In many ways this represents a backfire of the puritanical approach that sought to keep even artistic representations of the naked human body hidden from sight.  The Church had forgotten some of what it meant to be Catholic—embracing all that is good, true and beautiful in the world—and adopted this priggish approach instead.  Men of the Church had even gone so far as to cover over nudes in Michelangelo’s work in the Sistine Chapel with unsightly loincloths.  But John Paul II was proposing a different approach, namely learning to distinguish between the obscene and the aesthetic through the development of  the ethos of the image.  So committed to this approach was he that he would later remove those same awkward loincloths in Michelangelo’s masterpiece in order to show “the splendor and dignity” of the naked human body (Homily at the Mass celebrating the restoration of the Sistine Chapel, 1994).
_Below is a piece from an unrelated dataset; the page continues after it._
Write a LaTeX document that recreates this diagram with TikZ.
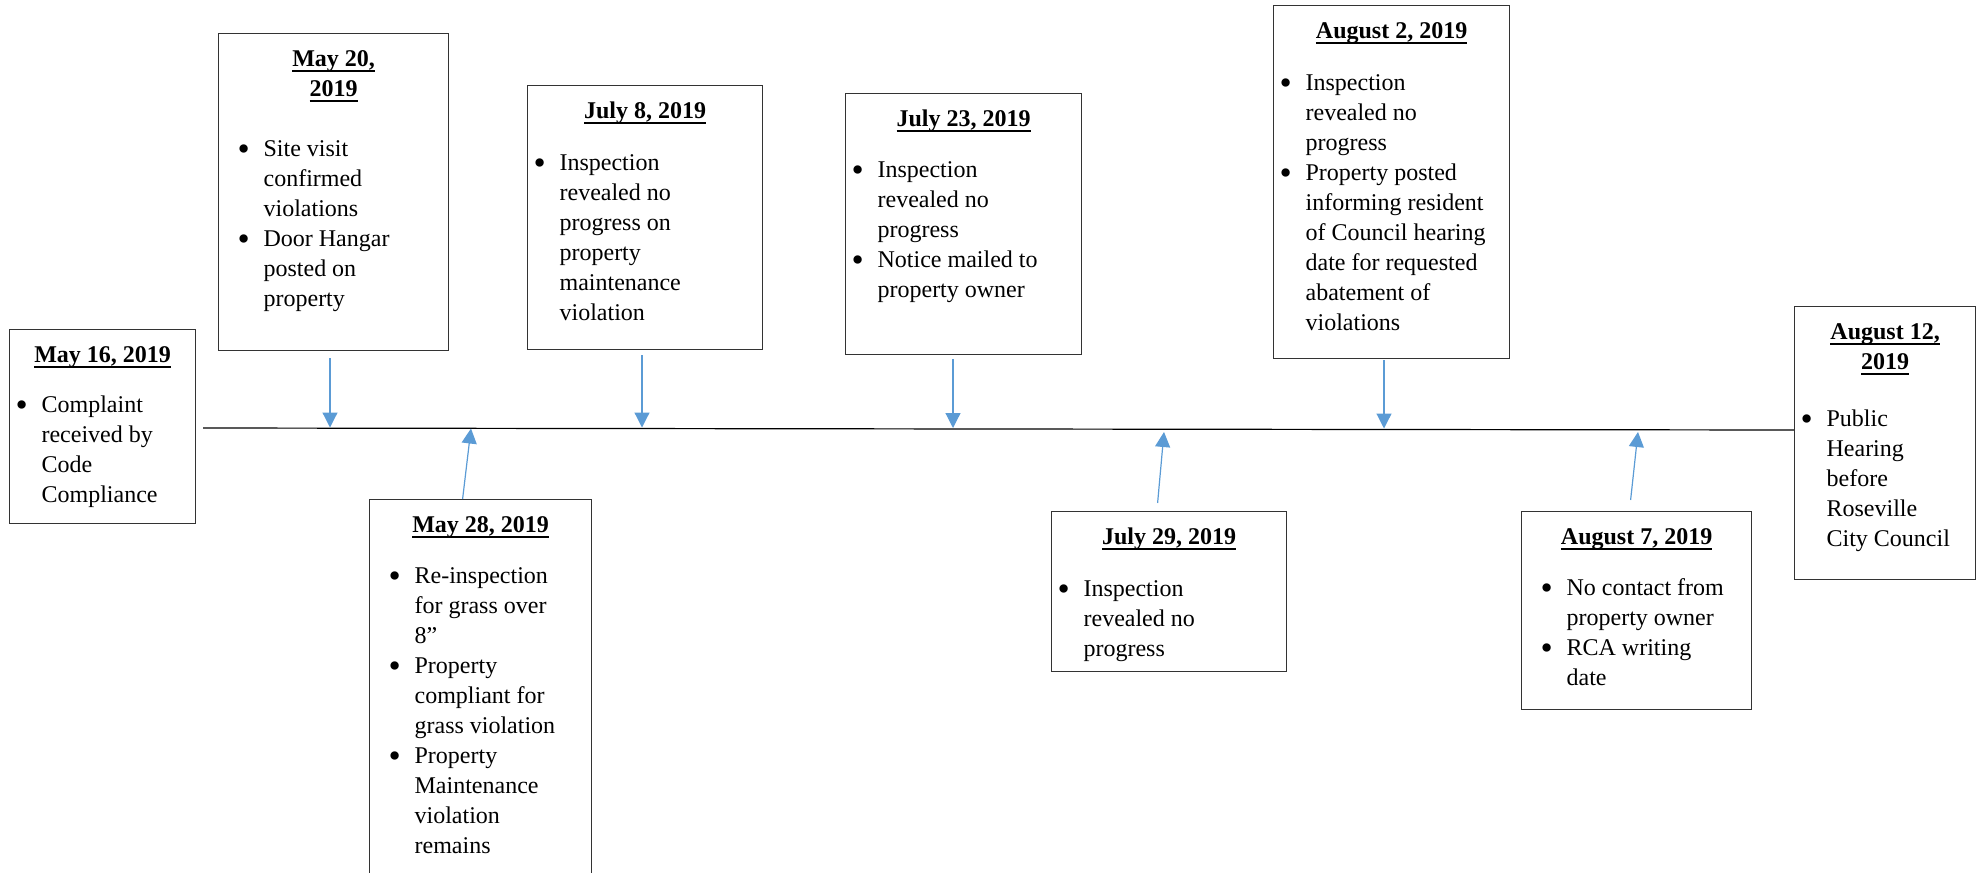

At either extreme the problem remains the same.  Without a guiding ethos, erotic art and pornography remain indistinguishable and we swing from license to prohibition and back again.  The ethos of the image provides an escape from this merry-go-round, but only if we are able to grasp two important points.

True art consists in taking ideas and imprinting them in matter.  It is the idea and the beauty with which it is presented that moves us.  This excitement of our aesthetic sensibilities then moves us to further contemplate the idea.  There is a certain universality of beautiful art as the particular is abstracted away.  This power to move however can be abused when the artist attempts to move the viewer or the listener merely by exciting their aesthetic sensibilities.  Now it is no longer the idea and the clarity in which it is presented that moves us, but the direct appeal to emotions.

The second point is related to the first.  Unlike all other objects that appear as the matter of art, a person is an object that is also a subject.  This means there is always a certain dignity attached to the human body as the subject of art which can never be lost, even if it is abused.  Instead, according to the Saint, the offense comes in the intention of the artist. If the artist intends to present a nude body so as to convey some truth about masculinity and femininity then one should consider it erotic art.  If, however, their intention is to present a body so as to excite sexual desire in the viewer then this would be considered pornographic.  This may even include someone who is not fully naked.  This is a favorite trick of Social Media and sites like FoxNews.com who like to present soft pornography in the form of “See such and such’s Beach Bod” or “Watch such and such’s Wardrobe failure” as click bait.

The Spousal Meaning

While there is a certain grey area between erotic art and pornography, there are far less than 50 shades.  In fact John Paul II thought it rather easy to discern the intention of the artist—whether or not the spousal meaning of the body is violated.  What this means practically is whether the work of art enables the viewer to more deeply understand the meaning of masculinity and femininity—of what it means to be a person.  Just as the body reveals the person in the real world, so too should the nude body reveal that there is a person (even if the model is anonymous) there.  As philosopher Roger Scruton puts it “The pornographic image is like a magic wand that turns subjects into objects…It causes people to hide behind their bodies.”  They become simply objects of desire and nothing more.

Regardless of the intent of the artist however, the Pope was realistic in that we are fallen and prone to what he calls the “look of concupiscense” in which we may look at a beautiful nude and still be moved to desire.  For that we must begin to develop what I will call a “spiritual aestheticism” as a corrective.  This means that we develop a taste for objective beauty in all arenas of our lives.  Only then will we see beauty in the human body and be moved to contemplation.  Returning to Scruton he gives what I think is an excellent tool for self-examination.  He mentions that the truly beautiful should stir our imagination (our bodily step towards wonder in our minds) and not fantasy.  The moment we find fantasy rising in our minds we know we have crossed over.

George Weigel once called the Theology of the Body a “theological time bomb” that was set to go off some time in our century.  Thanks to the intercession of Our Lady of the Rosary on that fateful May day in 1981, the fuse has already been lit.  Please God that the first target will be the scourge of pornography—not just to remove it from the moral landscape but to free all of us to see the beauty of the human person in and through the body.